BTW, this whole Chavez thing shows how pointless these FBI-investigations-from-Hell are, where they rip your entire life apart and force you to admit every parking ticket you've gotten, every person you've ever kissed, since you were 16. All it does is waste government resources and money, put nominees through sheer hell (would you want your entire life delved into by the Feds for 3 solid months?), and drive a lot of the best potential appointees to refuse to even be considered. Because no matter how deep they dig, they'll always miss something important anyway.

Some digging is fine; you don't want to nominate someone who turns out to be a child molester. But the current system is nuts.
posted by aaron at 4:55 PM on January 9, 2001



Overwealthy? What the hell is that?

A joke.
posted by daveadams at 5:07 PM on January 9, 2001


Score one for the Dems!!
posted by Bag Man at 5:13 PM on January 9, 2001


I don't understand how this can be a score for the Dems. Unless you buy the original Pres. Bush's rhetoric that illegal immigration is the cause for all of the country's woes...

This woman helped an illegal immigrant by giving her a job. She did not smuggle the woman under the border. She didn't buy her off a truck when she got her. She gave a job to a woman from a country which the INS does not consider worthy of immigration. WTF is wrong with that? Were all of your ancestors considered 'legal' immigrants?

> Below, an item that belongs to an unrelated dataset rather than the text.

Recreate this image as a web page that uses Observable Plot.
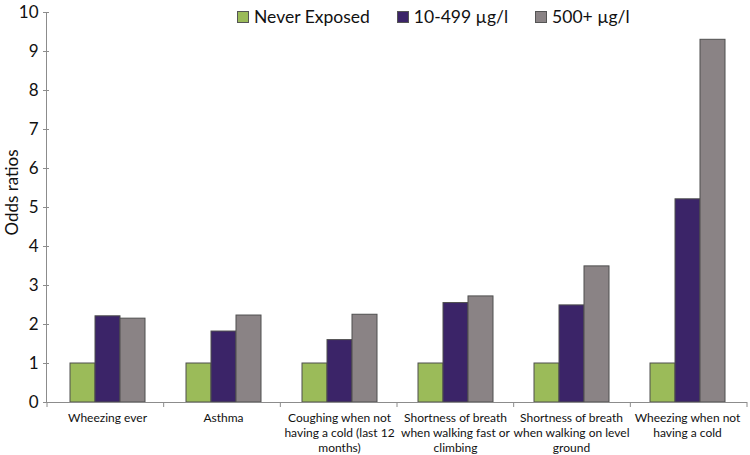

But, the only reason I like Chavez is caught she got caught breaking the law. I like politicians that do that.
posted by Neb at 6:22 PM on January 9, 2001


NJ Gov Whitman Employed Aliens Too.No, not the big headed, big eyed grey kind.But will anyone give a damn? I doubt it.(Thanks to Ethel the Blog)
posted by Mr. skullhead at 7:18 PM on January 9, 2001


Certainly any citizen of the United States may be as rich as they can possibly get. Holding a cabinet position, however, is not a constitutional right. If every person running the government is from the top 1% of the wealth pyramid, what hope do we have that they will take anyone else's interests into account?
posted by dhartung at 8:14 PM on January 9, 2001


That's not an argument that's going to mean much to members of the United States Senate. Lotsa very rich people there.
posted by aaron at 9:44 PM on January 9, 2001


Even very rich people, and especially senators, have to occasionally pay attention to other not-so-rich people's interests (even if it's just when they're running for re-election). Rich or not, they're as accountable to the will of the people (and not just the "special interests" you describe, aaron) as anyone.
posted by allaboutgeorge at 11:15 PM on January 9, 2001


She is hardly a good person to represent labor when in fact she seems totally opposed to laborers.

I thought the government was supposed to be a neutral arbiter between employers and employees, or was that repealed by the AFL-CIO?